_OBJECTIVE_
Set the lines down again exactly, first line through the line that contains "(2003)', 'E_γ^3 x (2J+1)'];", with no pictures.

_TASK INPUT_
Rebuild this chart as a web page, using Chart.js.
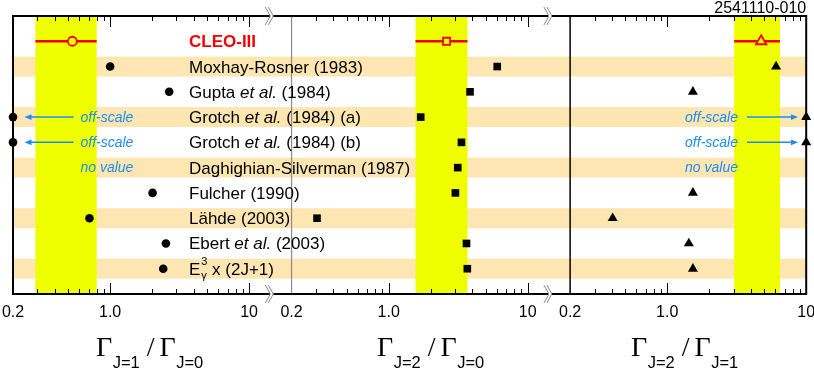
<!DOCTYPE html>
<html>
<head>
<meta charset="utf-8">
<script src="https://cdn.jsdelivr.net/npm/chart.js@4.4.1/dist/chart.umd.min.js"></script>
<style>
  html, body { margin: 0; padding: 0; background: #fff; }
</style>
</head>
<body>
<canvas id="ratios" width="814" height="368"></canvas>
<script>
// rows, top to bottom
const rowLabels = ['CLEO-III', 'Moxhay-Rosner (1983)', 'Gupta et al. (1984)', 'Grotch et al. (1984) (a)',
    'Grotch et al. (1984) (b)', 'Daghighian-Silverman (1987)', 'Fulcher (1990)', 'Lähde (2003)',
    'Ebert et al. (2003)', 'E_γ^3 x (2J+1)'];

// CLEO-III measurement per panel (J1/J0, J2/J0, J2/J1)
const cleoValue = [0.535, 2.61, 4.74];
const cleoLow = [0.29, 1.56, 3.03];
const cleoHigh = [0.80, 3.69, 6.48];

// theory predictions (one per theory row), null = no value
const ratioJ1J0 = [1.0, 2.66, 0.2, 0.2, null, 2.02, 0.71, 2.52, 2.41];
const ratioJ2J0 = [6.04, 3.85, 1.70, 3.34, 3.14, 3.02, 0.305, 3.63, 3.68];
const ratioJ2J1 = [6.07, 1.53, 10, 10, null, 1.53, 0.405, 1.43, 1.53];
const notesJ1J0 = ['', '', 'off-scale', 'off-scale', 'no value', '', '', '', ''];
const notesJ2J1 = ['', '', 'off-scale', 'off-scale', 'no value', '', '', '', ''];

const tickValues = [0.2, 1, 10];
const tickLabels = ['0.2', '1.0', '10'];
const panelSubs = [['J=1', 'J=0'], ['J=2', 'J=0'], ['J=2', 'J=1']];
const runCode = '2541110-010';

const BAND_ORANGE = '#fee6b2';
const BAND_YELLOW = '#efff00';
const CLEO_RED = '#f00000';
const NOTE_BLUE = '#1e8cf5';
const SANS = '"Liberation Sans", Arial, sans-serif';
const SERIF = '"Liberation Serif", "Times New Roman", serif';

// three log panels 0.2..10 side by side on one linear axis
const AXIS_MIN = 0.2, AXIS_MAX = 10;
const PANEL_SPAN = Math.log10(AXIS_MAX / AXIS_MIN);
const PANEL_GAP = 0.3055;
function panelX(p, v) {
    return p * (PANEL_SPAN + PANEL_GAP) + Math.log10(v / AXIS_MIN);
}

const panelData = [ratioJ1J0, ratioJ2J0, ratioJ2J1];
const shapes = ['circle', 'rect', 'triangle'];
const theoryRadius = [4.3, 5.4, 5.8];
const cleoRadius = [4.5, 5, 6];

const datasets = [];
panelData.forEach((vals, p) => {
    const pts = [];
    vals.forEach((v, i) => {
        if (v != null) pts.push({ x: panelX(p, v), y: i + 2 });
    });
    datasets.push({
        data: pts,
        pointStyle: shapes[p],
        pointRadius: theoryRadius[p],
        pointBackgroundColor: '#000',
        pointBorderWidth: 0,
        showLine: false,
        clip: false,
        order: 1
    });
    datasets.push({
        data: [{ x: panelX(p, cleoValue[p]), y: 1 }],
        pointStyle: shapes[p],
        pointRadius: cleoRadius[p],
        pointBackgroundColor: BAND_YELLOW,
        pointBorderColor: CLEO_RED,
        pointBorderWidth: 1.8,
        showLine: false,
        clip: false,
        order: 0
    });
    datasets.push({
        data: [{ x: panelX(p, cleoLow[p]), y: 1 }, { x: panelX(p, cleoHigh[p]), y: 1 }],
        showLine: true,
        borderColor: CLEO_RED,
        borderWidth: 2.5,
        pointRadius: 0,
        clip: false,
        order: 2
    });
});

const axisTicks = [];
const axisTickText = [];
for (let p = 0; p < 3; p++) {
    tickValues.forEach((v, k) => {
        axisTicks.push({ value: panelX(p, v) });
        axisTickText.push(tickLabels[k]);
    });
}

const minorTicks = [0.3, 0.4, 0.5, 0.6, 0.7, 0.8, 0.9, 2, 3, 4, 5, 6, 7, 8, 9];
const majorTicks = [1, 10];

function drawBreak(ctx, cx, cy) {
    ctx.save();
    ctx.fillStyle = '#fff';
    ctx.beginPath();
    ctx.moveTo(cx - 5, cy - 9);
    ctx.lineTo(cx, cy);
    ctx.lineTo(cx - 5, cy + 9);
    ctx.lineTo(cx - 2, cy + 9);
    ctx.lineTo(cx + 3, cy);
    ctx.lineTo(cx - 2, cy - 9);
    ctx.closePath();
    ctx.fill();
    ctx.strokeStyle = '#888';
    ctx.lineWidth = 1;
    [0, 3].forEach(dx => {
        ctx.beginPath();
        ctx.moveTo(cx - 5 + dx, cy - 9);
        ctx.lineTo(cx + dx, cy);
        ctx.lineTo(cx - 5 + dx, cy + 9);
        ctx.stroke();
    });
    ctx.restore();
}

function drawArrow(ctx, x1, x2, y) {
    const dir = Math.sign(x2 - x1);
    ctx.beginPath();
    ctx.moveTo(x1, y);
    ctx.lineTo(x2 - dir * 5, y);
    ctx.stroke();
    ctx.beginPath();
    ctx.moveTo(x2, y);
    ctx.lineTo(x2 - dir * 7, y - 2.8);
    ctx.lineTo(x2 - dir * 7, y + 2.8);
    ctx.closePath();
    ctx.fill();
}

function drawRowLabel(ctx, text, x, y) {
    const size = 17;
    ctx.textAlign = 'left';
    ctx.textBaseline = 'alphabetic';
    const base = y + 6;
    if (text === 'CLEO-III') {
        ctx.fillStyle = CLEO_RED;
        ctx.font = 'bold ' + size + 'px ' + SANS;
        ctx.fillText(text, x, base);
        return;
    }
    ctx.fillStyle = '#000';
    if (text.startsWith('E_γ^3')) {
        ctx.font = size + 'px ' + SANS;
        ctx.fillText('E', x, base);
        const xs = x + ctx.measureText('E').width + 1;
        ctx.font = '11px ' + SANS;
        ctx.fillText('3', xs, base - 9.5);
        ctx.fillText('γ', xs, base + 4.5);
        ctx.font = size + 'px ' + SANS;
        ctx.fillText(text.slice(5), xs + 6, base);
        return;
    }
    const parts = text.split('et al.');
    let cx = x;
    parts.forEach((part, k) => {
        ctx.font = size + 'px ' + SANS;
        ctx.fillText(part, cx, base);
        cx += ctx.measureText(part).width;
        if (k < parts.length - 1) {
            ctx.font = 'italic ' + size + 'px ' + SANS;
            ctx.fillText('et al.', cx, base);
            cx += ctx.measureText('et al.').width;
        }
    });
}

function drawTitle(ctx, x0, subA, subB) {
    const yB = 356;
    let x = x0;
    ctx.fillStyle = '#000';
    ctx.textAlign = 'left';
    ctx.textBaseline = 'alphabetic';
    ctx.font = '28px ' + SERIF;
    ctx.fillText('Γ', x, yB);
    x += ctx.measureText('Γ').width + 0.5;
    ctx.font = '16.5px ' + SANS;
    ctx.fillText(subA, x, yB + 12);
    x += ctx.measureText(subA).width + 7;
    ctx.font = '28px ' + SERIF;
    ctx.fillText('/', x, yB);
    x += ctx.measureText('/').width + 5;
    ctx.fillText('Γ', x, yB);
    x += ctx.measureText('Γ').width + 0.5;
    ctx.font = '16.5px ' + SANS;
    ctx.fillText(subB, x, yB + 12);
}

const decor = {
    id: 'decor',
    beforeDatasetsDraw(chart) {
        const { ctx, chartArea: a, scales: { x, y } } = chart;
        const px = (p, v) => x.getPixelForValue(panelX(p, v));
        ctx.save();
        // alternating row bands
        ctx.fillStyle = BAND_ORANGE;
        rowLabels.forEach((t, i) => {
            if (i % 2 === 1) {
                const yc = y.getPixelForValue(i + 1);
                ctx.fillRect(a.left, yc - 10, a.right - a.left, 20);
            }
        });
        // CLEO-III 1 sigma bands
        ctx.fillStyle = BAND_YELLOW;
        for (let p = 0; p < 3; p++) {
            const x1 = px(p, cleoLow[p]), x2 = px(p, cleoHigh[p]);
            ctx.fillRect(x1, a.top, x2 - x1, a.bottom - a.top);
        }
        // panel edges
        ctx.lineWidth = 1.2;
        ctx.strokeStyle = '#8a8a8a';
        let ex = px(1, AXIS_MIN);
        ctx.beginPath(); ctx.moveTo(ex, a.top); ctx.lineTo(ex, a.bottom); ctx.stroke();
        ctx.lineWidth = 1.5;
        ctx.strokeStyle = '#000';
        ex = px(2, AXIS_MIN);
        ctx.beginPath(); ctx.moveTo(ex, a.top); ctx.lineTo(ex, a.bottom); ctx.stroke();
        // ticks, top and bottom, pointing inward
        ctx.lineWidth = 1;
        ctx.beginPath();
        for (let p = 0; p < 3; p++) {
            minorTicks.concat(majorTicks).forEach(v => {
                const len = majorTicks.includes(v) ? 11 : 5;
                const tx = Math.round(px(p, v)) + 0.5;
                ctx.moveTo(tx, a.top); ctx.lineTo(tx, a.top + len);
                ctx.moveTo(tx, a.bottom); ctx.lineTo(tx, a.bottom - len);
            });
        }
        ctx.stroke();
        // frame
        ctx.lineWidth = 2;
        ctx.strokeRect(a.left, a.top, a.right - a.left, a.bottom - a.top);
        // axis breaks between panels
        for (let g = 0; g < 2; g++) {
            const cx = (px(g, AXIS_MAX) + px(g + 1, AXIS_MIN)) / 2;
            drawBreak(ctx, cx, a.top);
            drawBreak(ctx, cx, a.bottom);
        }
        ctx.restore();
    },
    afterDatasetsDraw(chart) {
        const { ctx, chartArea: a, scales: { x, y } } = chart;
        const px = (p, v) => x.getPixelForValue(panelX(p, v));
        ctx.save();
        rowLabels.forEach((t, i) => drawRowLabel(ctx, t, a.left + 176, y.getPixelForValue(i + 1)));
        // notes for missing / off-scale predictions
        ctx.fillStyle = NOTE_BLUE;
        ctx.strokeStyle = NOTE_BLUE;
        ctx.lineWidth = 1.5;
        ctx.font = 'italic 14px ' + SANS;
        ctx.textBaseline = 'alphabetic';
        ctx.textAlign = 'right';
        notesJ1J0.forEach((n, i) => {
            if (!n) return;
            const yc = y.getPixelForValue(i + 2);
            ctx.fillText(n, px(0, 1.47), yc + 4.8);
            if (n === 'off-scale') drawArrow(ctx, px(0, 0.545), px(0, 0.242), yc);
        });
        notesJ2J1.forEach((n, i) => {
            if (!n) return;
            const yc = y.getPixelForValue(i + 2);
            ctx.fillText(n, px(2, 3.23), yc + 4.8);
            if (n === 'off-scale') drawArrow(ctx, px(2, 3.75), px(2, 8.73), yc);
        });
        ctx.restore();
    },
    afterDraw(chart) {
        const { ctx, chartArea: a } = chart;
        ctx.save();
        ctx.fillStyle = '#000';
        ctx.font = '16px ' + SANS;
        ctx.textAlign = 'right';
        ctx.textBaseline = 'alphabetic';
        ctx.fillText(runCode, a.right, 13);
        const titleX = [96, 377, 631];
        panelSubs.forEach((s, p) => drawTitle(ctx, titleX[p], s[0], s[1]));
        ctx.restore();
    }
};

new Chart(document.getElementById('ratios'), {
    type: 'scatter',
    data: { datasets: datasets },
    options: {
        responsive: false,
        animation: false,
        events: [],
        layout: { padding: { top: 16, left: 13, right: 7, bottom: 36.8 } },
        plugins: { legend: { display: false }, tooltip: { enabled: false } },
        scales: {
            x: {
                type: 'linear',
                min: 0,
                max: 3 * PANEL_SPAN + 2 * PANEL_GAP,
                grid: { display: false, drawTicks: false },
                border: { display: false },
                afterBuildTicks: scale => { scale.ticks = axisTicks.map(t => ({ value: t.value })); },
                afterFit: scale => { scale.paddingLeft = 0; scale.paddingRight = 0; },
                ticks: {
                    autoSkip: false,
                    maxRotation: 0,
                    padding: 9,
                    color: '#000',
                    font: { family: SANS, size: 16 },
                    callback: (value, index) => axisTickText[index]
                }
            },
            y: {
                type: 'linear',
                min: 0,
                max: 11,
                reverse: true,
                display: false
            }
        }
    },
    plugins: [decor]
});
</script>
</body>
</html>
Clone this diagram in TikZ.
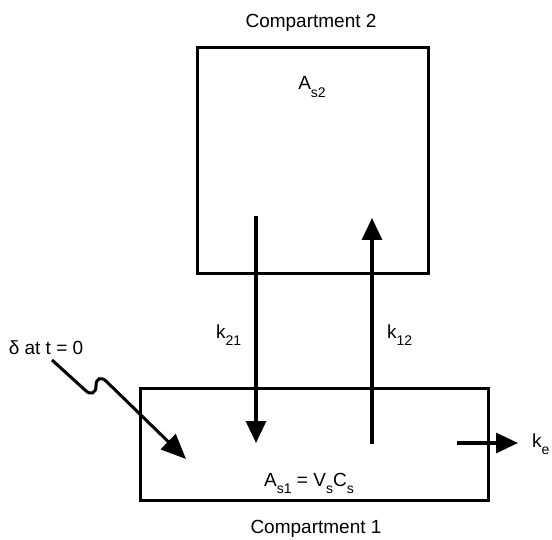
\documentclass[tikz,border=0pt]{standalone}
\usepackage{fontspec}
\setmainfont{Liberation Sans}
\usetikzlibrary{arrows.meta}
\newcommand{\mysub}[1]{\raisebox{-0.75ex}{\fontsize{14}{14}\selectfont #1}}
\begin{document}
\begin{tikzpicture}[x=1pt,y=-1pt,
  box/.style={draw=black,line width=3pt,minimum width=#1,inner sep=0pt},
  lbl/.style={font=\fontsize{19}{19}\selectfont,inner sep=0pt},
  flow/.style={line width=3.2pt,-{Triangle[width=20pt,length=22pt]}},
]
\useasboundingbox[fill=white] (0,0) rectangle (552,540);
% compartments
\node[box=231pt,minimum height=226pt] (c2) at (312.5,161) {};
\node[box=348pt,minimum height=112pt] (c1) at (314,444) {};
% titles
\node[lbl,anchor=base] (t2) at (311,28) {Compartment 2};
\node[lbl,anchor=base] (t1) at (316,533) {Compartment 1};
% contents
\node[lbl,anchor=base] (as2) at (312,90) {A\mysub{s2}};
\node[lbl,anchor=base] (as1) at (309,486) {A\mysub{s1} = V\mysub{s}C\mysub{s}};
% rate labels
\node[lbl,anchor=base west] (k21) at (216,338) {k\mysub{21}};
\node[lbl,anchor=base west] (k12) at (387,338) {k\mysub{12}};
\node[lbl,anchor=base west] (ke) at (532,447) {k\mysub{e}};
\node[lbl,anchor=base] (delta) at (46,355) {δ at t = 0};
% connector end points
\coordinate (d0) at (256,216);
\coordinate (d1) at (256,443);
\coordinate (u0) at (372,444);
\coordinate (u1) at (372,218);
\coordinate (e0) at (457,443);
\coordinate (e1) at (518,443);
\coordinate (s0) at (52,360);
\coordinate (s1) at (186,459);
% connectors
\draw[flow] (d0) -- (d1);
\draw[flow] (u0) -- (u1);
\draw[flow] (e0) -- (e1);
\draw[flow,line width=3pt,-{Triangle[width=21pt,length=25pt]}] (s0) -- (85,390)
  .. controls (91,396) and (96,393) .. (96,386)
  .. controls (96,378) and (101,376) .. (107,382) -- (s1);
\end{tikzpicture}
\end{document}
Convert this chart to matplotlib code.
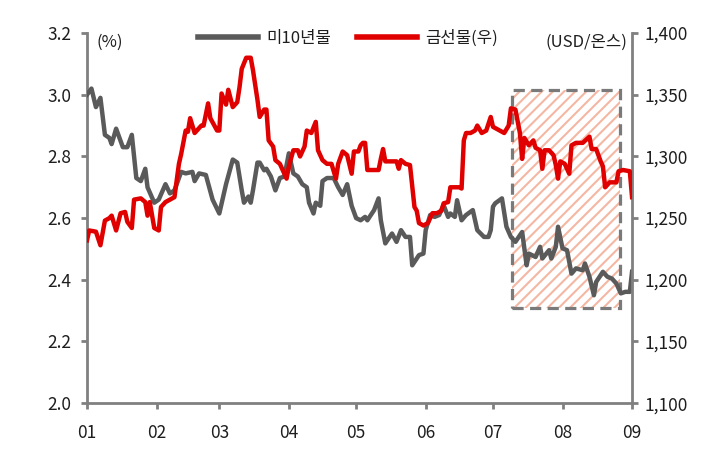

_THE RESULT_
Rebuild this chart as a web page, using Chart.js.
<!DOCTYPE html>
<html>
<head>
<meta charset="utf-8">
<script src="https://cdn.jsdelivr.net/npm/chart.js@4.4.1/dist/chart.umd.min.js"></script>
<style>
  html, body { margin: 0; padding: 0; background: #fff; }
</style>
</head>
<body>
<canvas id="ratios" width="814" height="368"></canvas>
<script>
// rows, top to bottom
const rowLabels = ['CLEO-III', 'Moxhay-Rosner (1983)', 'Gupta et al. (1984)', 'Grotch et al. (1984) (a)',
    'Grotch et al. (1984) (b)', 'Daghighian-Silverman (1987)', 'Fulcher (1990)', 'Lähde (2003)',
    'Ebert et al. (2003)', 'E_γ^3 x (2J+1)'];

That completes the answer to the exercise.